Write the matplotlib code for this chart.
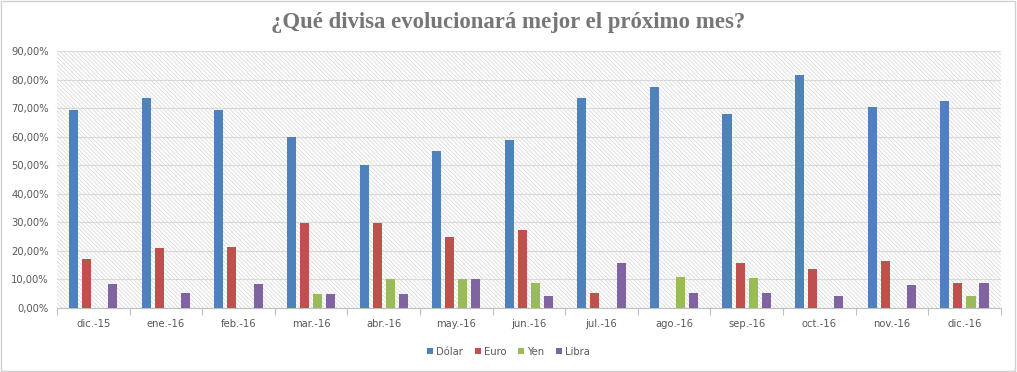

==

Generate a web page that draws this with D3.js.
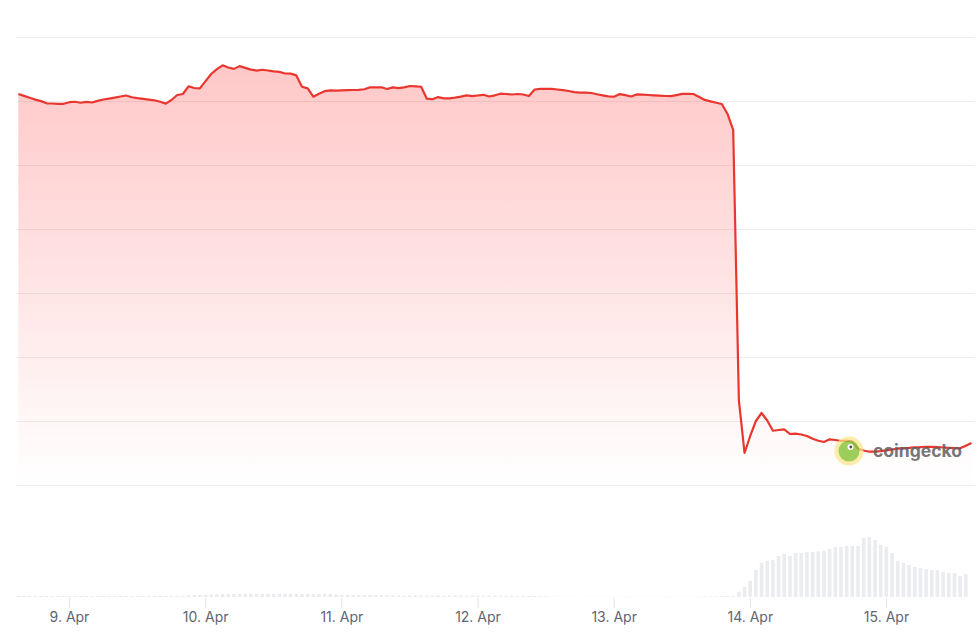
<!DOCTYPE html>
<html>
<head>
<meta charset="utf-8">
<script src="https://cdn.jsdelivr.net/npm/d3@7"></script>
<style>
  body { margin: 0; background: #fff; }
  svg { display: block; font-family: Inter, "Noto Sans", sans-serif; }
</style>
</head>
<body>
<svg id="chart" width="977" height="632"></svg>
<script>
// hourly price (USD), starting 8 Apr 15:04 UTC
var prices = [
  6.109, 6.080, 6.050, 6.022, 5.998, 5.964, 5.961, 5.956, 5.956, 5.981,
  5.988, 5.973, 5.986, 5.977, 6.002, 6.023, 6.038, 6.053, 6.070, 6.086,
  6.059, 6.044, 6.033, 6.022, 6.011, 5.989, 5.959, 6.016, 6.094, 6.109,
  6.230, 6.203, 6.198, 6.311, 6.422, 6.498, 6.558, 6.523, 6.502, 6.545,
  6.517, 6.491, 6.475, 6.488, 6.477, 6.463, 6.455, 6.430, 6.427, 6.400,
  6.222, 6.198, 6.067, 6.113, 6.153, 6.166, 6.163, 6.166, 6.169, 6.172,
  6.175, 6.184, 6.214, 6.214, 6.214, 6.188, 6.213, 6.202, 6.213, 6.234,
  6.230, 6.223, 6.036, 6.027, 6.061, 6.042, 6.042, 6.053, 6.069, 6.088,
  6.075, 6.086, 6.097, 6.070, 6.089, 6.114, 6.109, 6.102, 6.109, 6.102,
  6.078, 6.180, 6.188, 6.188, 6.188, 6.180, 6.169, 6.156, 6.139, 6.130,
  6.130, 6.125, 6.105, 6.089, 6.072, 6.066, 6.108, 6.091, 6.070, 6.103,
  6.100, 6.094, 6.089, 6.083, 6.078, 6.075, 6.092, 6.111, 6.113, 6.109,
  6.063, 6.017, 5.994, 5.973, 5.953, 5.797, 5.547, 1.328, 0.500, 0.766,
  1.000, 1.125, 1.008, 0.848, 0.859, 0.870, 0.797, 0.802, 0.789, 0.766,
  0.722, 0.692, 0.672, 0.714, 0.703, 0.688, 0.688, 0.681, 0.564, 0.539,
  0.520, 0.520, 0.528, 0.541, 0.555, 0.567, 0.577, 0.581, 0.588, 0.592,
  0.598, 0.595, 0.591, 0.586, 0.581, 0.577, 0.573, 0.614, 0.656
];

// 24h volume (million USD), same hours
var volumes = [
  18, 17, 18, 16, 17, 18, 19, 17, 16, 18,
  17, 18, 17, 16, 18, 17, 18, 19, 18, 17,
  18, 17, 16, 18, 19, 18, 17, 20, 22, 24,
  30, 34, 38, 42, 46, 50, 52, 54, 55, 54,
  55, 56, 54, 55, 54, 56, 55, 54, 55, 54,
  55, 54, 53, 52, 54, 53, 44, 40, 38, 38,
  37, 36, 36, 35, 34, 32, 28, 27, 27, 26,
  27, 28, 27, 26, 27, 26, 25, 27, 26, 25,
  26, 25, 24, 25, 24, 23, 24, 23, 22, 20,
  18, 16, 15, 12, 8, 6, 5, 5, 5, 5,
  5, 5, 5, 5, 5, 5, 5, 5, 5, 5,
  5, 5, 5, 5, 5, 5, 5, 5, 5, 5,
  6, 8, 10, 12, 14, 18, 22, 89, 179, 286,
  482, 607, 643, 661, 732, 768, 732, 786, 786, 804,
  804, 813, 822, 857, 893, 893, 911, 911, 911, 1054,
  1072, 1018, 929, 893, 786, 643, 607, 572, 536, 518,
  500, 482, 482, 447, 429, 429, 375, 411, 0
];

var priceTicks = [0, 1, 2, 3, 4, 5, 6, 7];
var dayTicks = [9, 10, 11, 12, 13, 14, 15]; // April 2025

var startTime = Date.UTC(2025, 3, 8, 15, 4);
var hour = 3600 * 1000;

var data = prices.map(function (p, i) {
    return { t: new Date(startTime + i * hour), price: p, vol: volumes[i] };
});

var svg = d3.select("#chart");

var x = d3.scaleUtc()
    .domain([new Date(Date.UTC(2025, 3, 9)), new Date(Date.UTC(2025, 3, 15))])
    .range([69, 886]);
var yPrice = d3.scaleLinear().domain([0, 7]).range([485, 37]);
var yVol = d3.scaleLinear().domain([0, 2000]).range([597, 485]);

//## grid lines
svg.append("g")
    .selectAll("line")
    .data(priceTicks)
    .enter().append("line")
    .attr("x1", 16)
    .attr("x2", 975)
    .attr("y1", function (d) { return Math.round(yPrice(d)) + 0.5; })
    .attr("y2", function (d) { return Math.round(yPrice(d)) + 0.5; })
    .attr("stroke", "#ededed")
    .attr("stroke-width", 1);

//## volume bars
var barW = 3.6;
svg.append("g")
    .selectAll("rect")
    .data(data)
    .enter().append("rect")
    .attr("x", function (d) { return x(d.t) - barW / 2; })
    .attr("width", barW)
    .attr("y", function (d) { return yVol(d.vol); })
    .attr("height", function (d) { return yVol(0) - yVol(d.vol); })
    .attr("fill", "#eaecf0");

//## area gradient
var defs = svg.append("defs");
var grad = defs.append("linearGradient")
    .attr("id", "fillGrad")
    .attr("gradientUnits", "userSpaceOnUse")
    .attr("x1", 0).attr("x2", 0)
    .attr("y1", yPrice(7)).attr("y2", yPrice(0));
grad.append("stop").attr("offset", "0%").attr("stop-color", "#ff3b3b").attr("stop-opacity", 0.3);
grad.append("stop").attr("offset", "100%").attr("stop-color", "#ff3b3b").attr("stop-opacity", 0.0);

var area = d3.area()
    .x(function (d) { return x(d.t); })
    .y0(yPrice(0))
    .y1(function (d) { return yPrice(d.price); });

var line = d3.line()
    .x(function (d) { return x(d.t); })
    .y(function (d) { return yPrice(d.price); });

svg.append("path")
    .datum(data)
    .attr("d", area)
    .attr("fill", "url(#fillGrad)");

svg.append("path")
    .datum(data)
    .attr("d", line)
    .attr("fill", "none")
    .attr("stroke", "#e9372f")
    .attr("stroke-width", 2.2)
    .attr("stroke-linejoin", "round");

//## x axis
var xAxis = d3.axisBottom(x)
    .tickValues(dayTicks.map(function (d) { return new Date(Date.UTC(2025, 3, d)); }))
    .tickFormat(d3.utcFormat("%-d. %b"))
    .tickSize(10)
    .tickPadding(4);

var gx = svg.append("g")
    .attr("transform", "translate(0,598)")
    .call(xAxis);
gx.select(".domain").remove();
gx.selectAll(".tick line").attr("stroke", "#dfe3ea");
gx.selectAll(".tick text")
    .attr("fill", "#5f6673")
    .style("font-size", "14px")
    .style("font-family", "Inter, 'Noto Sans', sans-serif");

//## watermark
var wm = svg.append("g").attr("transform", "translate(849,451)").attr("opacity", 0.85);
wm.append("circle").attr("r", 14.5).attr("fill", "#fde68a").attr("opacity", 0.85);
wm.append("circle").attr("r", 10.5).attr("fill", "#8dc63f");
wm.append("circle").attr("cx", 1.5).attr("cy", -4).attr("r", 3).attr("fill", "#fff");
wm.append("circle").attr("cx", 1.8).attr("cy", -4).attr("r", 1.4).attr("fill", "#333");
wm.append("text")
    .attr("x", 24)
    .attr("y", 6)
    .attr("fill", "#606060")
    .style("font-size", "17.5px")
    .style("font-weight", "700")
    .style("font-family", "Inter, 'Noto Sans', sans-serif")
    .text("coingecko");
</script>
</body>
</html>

[Set problem]: Find all lines where the word "chart" appears. Copy them.

[Result for this exercise]:
Write the matplotlib code for this chart.
<svg id="chart" width="977" height="632"></svg>
var svg = d3.select("#chart");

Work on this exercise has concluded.